Plan
A PRINCE2 plan provides a clear overview of how and when project objectives will be achieved within a specific timeframe. It outlines the products (scope) to be delivered and may include the activities and resources required to create them.
Levels of planning
PRINCE2 has three levels of plan, each serving a different audience and level of detail:
- Project plan: created by the project manager and primarily used by the project board to monitor progress at the project level.
- Stage plan: the detailed, day-to-day plan the project manager uses to control each stage.
- Team plan (optional): developed by the team manager, in any format they prefer, to plan the execution of assigned work packages.
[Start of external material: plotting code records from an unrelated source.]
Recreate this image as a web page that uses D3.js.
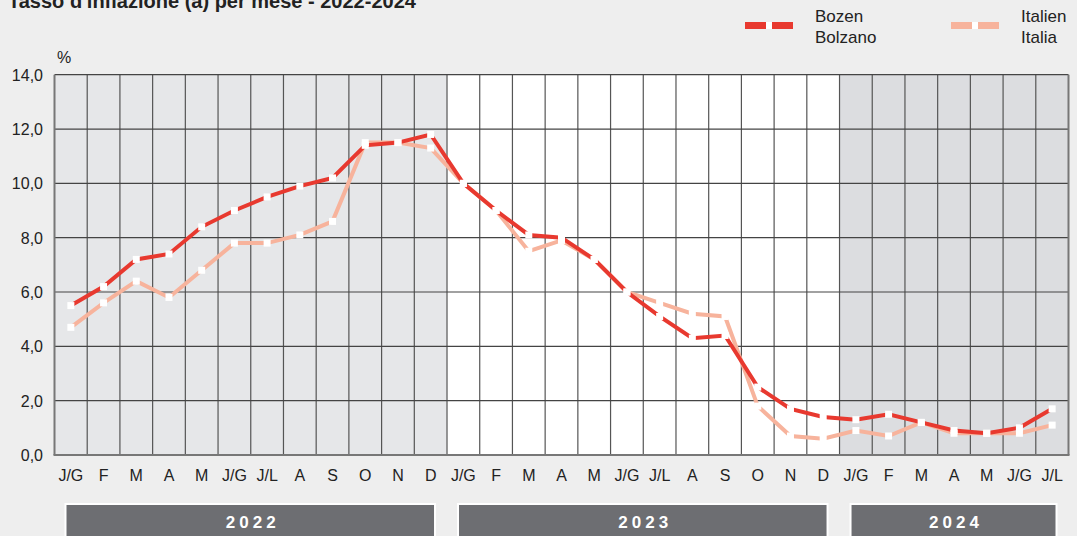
<!DOCTYPE html>
<html>
<head>
<meta charset="utf-8">
<script src="https://d3js.org/d3.v7.min.js"></script>
<style>
  body { margin: 0; background: #eeeeee; }
  svg { display: block; font-family: "Liberation Sans", Arial, sans-serif; }
</style>
</head>
<body>
<svg width="1077" height="536"></svg>
<script>
// months shown on the x axis, grouped by year
var months = ["J/G","F","M","A","M","J/G","J/L","A","S","O","N","D",
              "J/G","F","M","A","M","J/G","J/L","A","S","O","N","D",
              "J/G","F","M","A","M","J/G","J/L"];
var years = ["2022", "2023", "2024"];
var yearMonths = [12, 12, 7];
var yearFill = ["#e6e7e9", "#ffffff", "#dcdde0"];

var bozen  = [5.5, 6.2, 7.2, 7.4, 8.4, 9.0, 9.5, 9.9, 10.2, 11.4, 11.5, 11.8,
              10.0, 9.0, 8.1, 8.0, 7.2, 6.0, 5.1, 4.3, 4.4, 2.5, 1.7, 1.4,
              1.3, 1.5, 1.2, 0.9, 0.8, 1.0, 1.7];
var italia = [4.7, 5.6, 6.4, 5.8, 6.8, 7.8, 7.8, 8.1, 8.6, 11.5, 11.5, 11.3,
              10.0, 9.0, 7.5, 7.9, 7.2, 6.0, 5.6, 5.2, 5.1, 1.8, 0.7, 0.6,
              0.9, 0.7, 1.2, 0.8, 0.8, 0.8, 1.1];
var yTicks = [0, 2, 4, 6, 8, 10, 12, 14];

var red = "#e8392f", salmon = "#f7b39c";

var svg = d3.select("svg");
var idx = d3.range(months.length);

var x = d3.scaleBand().domain(idx).range([54.5, 1068.5]).padding(0);
var y = d3.scaleLinear().domain([0, 14]).range([455, 74.7]);
var cx = function(i) { return x(i) + x.bandwidth() / 2; };

// title (top is cut by the frame, as in the source)
svg.append("text")
   .attr("x", 8).attr("y", 8)
   .attr("font-size", 20).attr("font-weight", "bold").attr("fill", "#222")
   .text("Tasso d'inflazione (a) per mese - 2022-2024");

svg.append("text")
   .attr("x", 57).attr("y", 63)
   .attr("font-size", 16).attr("fill", "#222")
   .text("%");

// year backgrounds
var start = 0;
var yearStart = yearMonths.map(function(n) { var s = start; start += n; return s; });
svg.selectAll(".yearbg")
   .data(years)
   .enter().append("rect")
   .attr("x", function(d, i) { return x(yearStart[i]); })
   .attr("y", y(14))
   .attr("width", function(d, i) { return x.bandwidth() * yearMonths[i]; })
   .attr("height", y(0) - y(14))
   .attr("fill", function(d, i) { return yearFill[i]; });

// grid
svg.append("g")
   .selectAll("line")
   .data(idx.slice(1))
   .enter().append("line")
   .attr("x1", function(i) { return x(i); })
   .attr("x2", function(i) { return x(i); })
   .attr("y1", y(14)).attr("y2", y(0))
   .attr("stroke", "#555").attr("stroke-width", 1.2);

svg.append("g")
   .selectAll("line")
   .data(yTicks.slice(1))
   .enter().append("line")
   .attr("x1", x(0)).attr("x2", x(months.length - 1) + x.bandwidth())
   .attr("y1", function(d) { return y(d); })
   .attr("y2", function(d) { return y(d); })
   .attr("stroke", "#444").attr("stroke-width", 1.2);

// outer frame
var xEnd = x(months.length - 1) + x.bandwidth();
svg.append("line")
   .attr("x1", x(0)).attr("x2", x(0)).attr("y1", y(14)).attr("y2", y(0))
   .attr("stroke", "#777").attr("stroke-width", 2);
svg.append("line")
   .attr("x1", xEnd).attr("x2", xEnd)
   .attr("y1", y(14)).attr("y2", y(0))
   .attr("stroke", "#777").attr("stroke-width", 2);
svg.append("line")
   .attr("x1", x(0) - 1).attr("x2", xEnd + 1)
   .attr("y1", y(0)).attr("y2", y(0))
   .attr("stroke", "#777").attr("stroke-width", 2);

// y axis labels
svg.append("g")
   .selectAll("text")
   .data(yTicks)
   .enter().append("text")
   .attr("x", 43)
   .attr("y", function(d) { return y(d) + 6; })
   .attr("text-anchor", "end")
   .attr("font-size", 16).attr("fill", "#222")
   .text(function(d) { return d3.format(".1f")(d).replace(".", ","); });

// month labels
svg.append("g")
   .selectAll("text")
   .data(idx)
   .enter().append("text")
   .attr("x", function(i) { return cx(i); })
   .attr("y", 481)
   .attr("text-anchor", "middle")
   .attr("font-size", 16).attr("fill", "#222")
   .text(function(i) { return months[i]; });

// year boxes
var yb = svg.append("g");
yb.selectAll("rect")
  .data(years)
  .enter().append("rect")
  .attr("x", function(d, i) { return x(yearStart[i]) + 11; })
  .attr("y", 504)
  .attr("width", function(d, i) { return x.bandwidth() * yearMonths[i] - 23; })
  .attr("height", 40)
  .attr("fill", "#6d6e72").attr("stroke", "#fff").attr("stroke-width", 2);
yb.selectAll("text")
  .data(years)
  .enter().append("text")
  .attr("x", function(d, i) { return x(yearStart[i]) + x.bandwidth() * yearMonths[i] / 2 + 2; })
  .attr("y", 528)
  .attr("text-anchor", "middle")
  .attr("font-size", 17).attr("font-weight", "bold").attr("fill", "#fff")
  .attr("letter-spacing", 4)
  .text(function(d) { return d; });

// lines
var line = d3.line().x(function(d, i) { return cx(i); }).y(function(d) { return y(d); });
[[italia, salmon], [bozen, red]].forEach(function(s) {
  svg.append("path")
     .datum(s[0])
     .attr("d", line)
     .attr("fill", "none").attr("stroke", s[1]).attr("stroke-width", 4);
});
[italia, bozen].forEach(function(s) {
  svg.append("g")
     .selectAll("rect")
     .data(s)
     .enter().append("rect")
     .attr("x", function(d, i) { return cx(i) - 3.5; })
     .attr("y", function(d) { return y(d) - 3.5; })
     .attr("width", 7).attr("height", 7)
     .attr("fill", "#fff");
});

// legend
var legend = [["Bozen", "Bolzano", red, 745], ["Italien", "Italia", salmon, 951]];
legend.forEach(function(l) {
  var g = svg.append("g").attr("transform", "translate(" + l[3] + ",0)");
  g.append("rect").attr("x", 0).attr("y", 22).attr("width", 48).attr("height", 7).attr("fill", l[2]);
  g.append("rect").attr("x", 21).attr("y", 22).attr("width", 6).attr("height", 7).attr("fill", "#fff");
  g.append("text").attr("x", 70).attr("y", 22).attr("font-size", 17).attr("fill", "#222").text(l[0]);
  g.append("text").attr("x", 70).attr("y", 43).attr("font-size", 17).attr("fill", "#222").text(l[1]);
});
</script>
</body>
</html>
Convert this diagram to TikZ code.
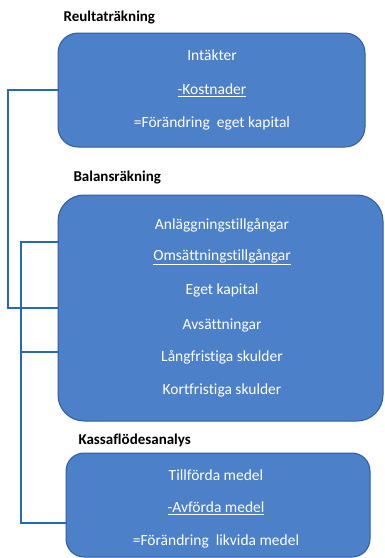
\documentclass[tikz,border=0pt]{standalone}
\usepackage{fontspec}
\setmainfont{Carlito}[Ligatures=NoCommon]
\usepackage{xcolor}
\definecolor{boxfill}{RGB}{76,128,200}
\definecolor{boxline}{RGB}{48,92,158}
\definecolor{linkblue}{RGB}{36,104,186}
\tikzset{
  sheet/.style={draw=boxline, line width=1pt, fill=boxfill, rounded corners=#1},
  post/.style={text=white, font=\fontsize{15.5}{17}\selectfont},
  heading/.style={font=\bfseries\fontsize{15}{17}\selectfont, anchor=west},
  link/.style={draw=linkblue, line width=1.3pt}
}

\begin{document}
\begin{tikzpicture}[x=1pt,y=-1pt]
\useasboundingbox (0,0) rectangle (385,558);
% resultatraekning
\node[heading] (hres) at (60,18) {Reultaträkning};
\node[sheet=20pt, minimum width=307pt, minimum height=114pt] (res) at (211.5,90) {};
\node[post] (intakt) at (212,55) {Intäkter};
\node[post] (kost) at (212,90) {\underline{-Kostnader}};
\node[post] (fek) at (212,123) {=Förändring~ eget kapital};
% balansraekning
\node[heading] (hbal) at (70,178) {Balansräkning};
\node[sheet=26pt, minimum width=325pt, minimum height=226pt] (bal) at (220.5,308) {};
\node[post] (anl) at (222,225) {Anläggningstillgångar};
\node[post] (oms) at (222,257) {\underline{Omsättningstillgångar}};
\node[post] (ek) at (222,290) {Eget kapital};
\node[post] (avs) at (222,325) {Avsättningar};
\node[post] (lang) at (222,357) {Långfristiga skulder};
\node[post] (kort) at (222,390) {Kortfristiga skulder};
% kassafloedesanalys
\node[heading] (hkas) at (75,440) {Kassaflödesanalys};
\node[sheet=18pt, minimum width=304pt, minimum height=104pt] (kas) at (218,505) {};
\node[post] (till) at (216,475) {Tillförda medel};
\node[post] (avf) at (216,508) {\underline{-Avförda medel}};
\node[post] (flik) at (216,541) {=Förändring~ likvida medel};
% connectors
\coordinate (bal1) at ([yshift=66pt]bal.west);
\coordinate (bal3) at ([yshift=-44pt]bal.west);
\coordinate (kas1) at ([yshift=-18pt]kas.west);
\coordinate (ytter) at (8,0);
\coordinate (inner) at (21,0);
\draw[link] (res.west) -| (ytter |- bal.west) -- (bal.west);
\draw[link] (bal1) -| (inner |- kas1) -- (kas1);
\draw[link] (inner |- bal3) -- (bal3);
\end{tikzpicture}
\end{document}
The project manager’s primary concern is not the specific format of team plans but ensuring that all products meet their quality criteria and are fit for purpose.
Purpose
The project plan supports the business case by providing a high-level view of estimated costs, timelines, key deliverables, management stages, and major control points. It acts as a baseline for the project board to answer, “how are we doing compared to the original plan?”
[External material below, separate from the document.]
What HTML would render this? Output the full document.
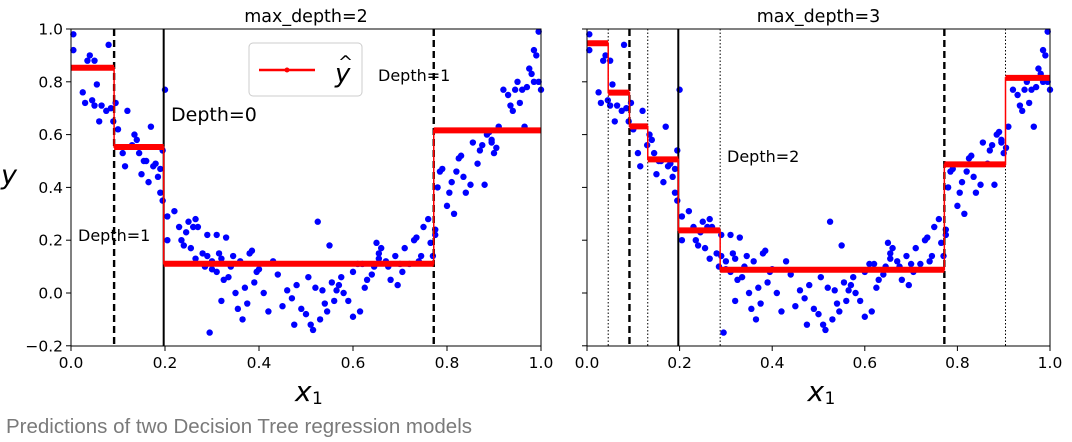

Stage plans define the products to be delivered during a stage, the required resources, and, where appropriate, the supporting activities. They should also include the control mechanisms (e.g. reporting frequency, tolerances, milestones) used to monitor progress and manage exceptions.
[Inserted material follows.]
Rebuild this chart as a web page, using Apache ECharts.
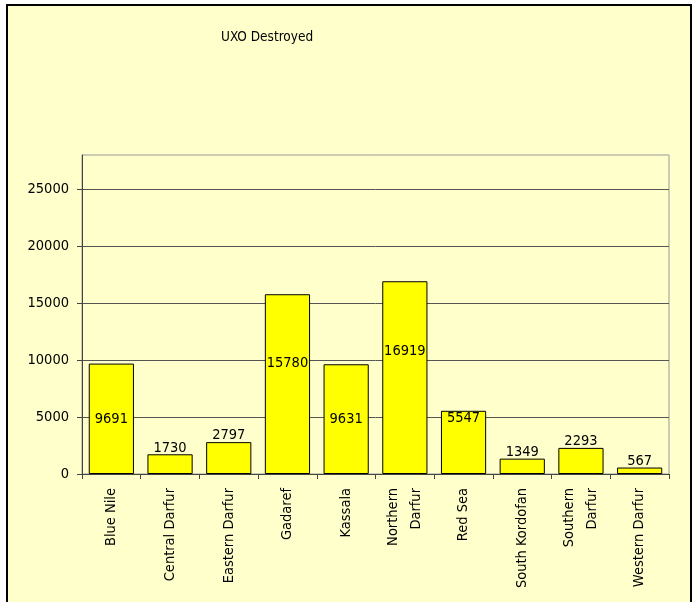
<!DOCTYPE html>
<html><head><meta charset="utf-8">
<script src="https://cdn.jsdelivr.net/npm/echarts@6/dist/echarts.min.js"></script>
<style>html,body{margin:0;padding:0;background:#fff;}#c{width:694px;height:602px;}</style>
</head><body><div id="c"></div>
<script>
const categories = ['Blue Nile','Central Darfur','Eastern Darfur','Gadaref','Kassala','Northern Darfur','Red Sea','South Kordofan','Southern Darfur','Western Darfur'];
const values = [9691,1730,2797,15780,9631,16919,5547,1349,2293,567];
const yTicks = [0,5000,10000,15000,20000,25000];
const titleText = 'UXO Destroyed';

const FONT = '"DejaVu Sans Condensed","Liberation Sans",sans-serif';
const wrapNames = ['Northern Darfur','Southern Darfur'];

function labelCfg(v){
  if (v >= 15000) return {position: 'insideTop', distance: 62};
  if (v >= 9000) return {position: 'inside'};
  if (v >= 5000) return {position: 'insideTop', distance: 0};
  return {position: 'top', distance: -1};
}

const chart = echarts.init(document.getElementById('c'), null, {renderer:'canvas'});
chart.setOption({
  backgroundColor: '#ffffff',
  animation: false,
  graphic: [{
    type: 'rect', z: -10, silent: true,
    shape: {x: 7, y: 5, width: 684, height: 640},
    style: {fill: '#FFFFCC', stroke: '#000', lineWidth: 2}
  }],
  title: {
    text: titleText, left: 216, top: 25,
    textStyle: {fontFamily: FONT, fontSize: 13.5, fontWeight: 'normal', color: '#000'}
  },
  grid: {left: 82, top: 155, right: 25, bottom: 128, show: true, borderColor: '#999', borderWidth: 1, backgroundColor: 'transparent'},
  xAxis: {
    type: 'category', data: categories,
    axisLine: {lineStyle: {color: '#444', width: 1}},
    axisTick: {show: true, length: 5, lineStyle: {color: '#444'}},
    axisLabel: {
      rotate: 90, margin: 14, color: '#000', fontFamily: FONT, fontSize: 14.5, lineHeight: 23,
      formatter: function(n){ return wrapNames.indexOf(n) >= 0 ? n.replace(' ', '\n') : n; }
    }
  },
  yAxis: {
    type: 'value', min: yTicks[0], max: 28000, interval: yTicks[1]-yTicks[0],
    axisLine: {show: true, lineStyle: {color: '#444'}},
    axisTick: {show: true, length: 5, lineStyle: {color: '#444'}},
    axisLabel: {margin: 13, color: '#000', fontFamily: FONT, fontSize: 14.5, showMaxLabel: false,
      formatter: function(v){ return yTicks.indexOf(v) >= 0 ? String(v) : ''; }},
    splitLine: {show: true, showMaxLine: false, lineStyle: {color: '#555', width: 1}}
  },
  series: [{
    type: 'bar',
    barCategoryGap: '23%',
    data: values.map(function(v){
      return {value: v, label: labelCfg(v)};
    }),
    itemStyle: {color: '#FFFF00', borderColor: '#000', borderWidth: 1},
    label: {show: true, color: '#000', fontFamily: FONT, fontSize: 14.5}
  }]
});
</script></body></html>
Team plans, if used, maybe a schedule attached to the work package(s). PRINCE2 does not prescribe a specific format — flexibility is encouraged.
Contents
A plan should include not just the activities to create the products but also the activities required to manage product creation, such as quality assurance, risk management, configuration management, communication and progress controls.
This broader view ensures that the management effort required to deliver the project successfully is not overlooked.
In predictive projects, it may be possible to define most deliverables upfront. However, in many projects — especially in dynamic or uncertain environments — trying to define every activity in detail too early can lead to a false sense of certainty.
As PRINCE2 teaches: plans should be flexible, appropriate to the context, and always focused on delivering usable products that meet business needs.
Timeline
This is the timeline of plans:
- The first plan created is the initiation stage plan, developed during the starting up a project process.
- The project plan, covering the whole project, is created during the initiation stage.
- A new stage plan is created for each upcoming stage during the managing a stage boundary process.
- Team plans, if used, are created by team managers, usually while supporting the project manager in preparing the stage plan.
- The project plan is updated at each stage boundary to reflect:
- What has been delivered so far
- What is yet to be delivered
- The revised estimated end date of the project (as this may shift based on progress and new information)
Sources
PRINCE2 plans are built using information from several key management products and project-specific data sources:
- Project brief - mainly for the project plan and to get the scope of the project
- Quality management approach as a document provides information on quality management activities to be included in the plan
- Risk management approach for risk management activities
- Communication management approach for communication management activities
- Change control approach for configuration management activities
- Resource availability which can be tricky to get
- Project registers and logs
Format
PRINCE2 does not prescribe a specific format for plans, allowing flexibility based on the project’s and the organisation’s needs:
- A standalone document or a section within the project initiation documentation
- A spreadsheet, presentation slide deck, mind map, or other visual planning format
- An online plan within a project management information system.
- A standalone plan created in a project management application (e.g., MS project, primavera, or equivalent)
- A product checklist with associated activities (especially for product-focused, lightweight planning)
The key is that the format should support clarity, traceability, and appropriate control for the plan level.
Quality criteria
A high-quality PRINCE2 plan ensures clarity, realism, and alignment with organisational standards and control mechanisms:
- The plan is realistic and achievable, not overly optimistic.
- Estimates are based on consultation with the experienced resources who will do the work.
- Team managers agree that their plan sections are feasible without relying on overtime or unrealistic effort.
- The plan is developed to an appropriate level of detail — avoiding unnecessary micro-management or time-tracking at the expense of value delivery.
- The plan conforms to the business layer standards for planning and documentation.
- It incorporates lessons learned from previous projects, ideally reviewed or confirmed by the project board.
- All relevant legal and regulatory requirements are considered and included.
- It includes all required management and control activities, particularly quality-related tasks.
- The plan reflects the four PRINCE2 approaches: quality, change control, risk, and communication.
- It supports the management controls defined in the project initiation documentation, such as reporting, tolerances, and stage boundaries.
Tips
Here are a few practical planning tips to keep your PRINCE2 project focused, flexible, and product-oriented:
- Keep plans as simple as necessary — avoid overcomplicating them with unnecessary detail.
- The project manager should build a trusting relationship with team managers, enabling clear expectations without micromanagement.
- Avoid asking team managers for exhaustive lists of activities — focus instead on what products must be delivered.
- The priority is delivering products that meet their agreed quality criteria, not tracking every minute of activity.
- Use a physical or digital information radiator (e.g., wall boards, dashboards) to communicate progress and visibly align the team.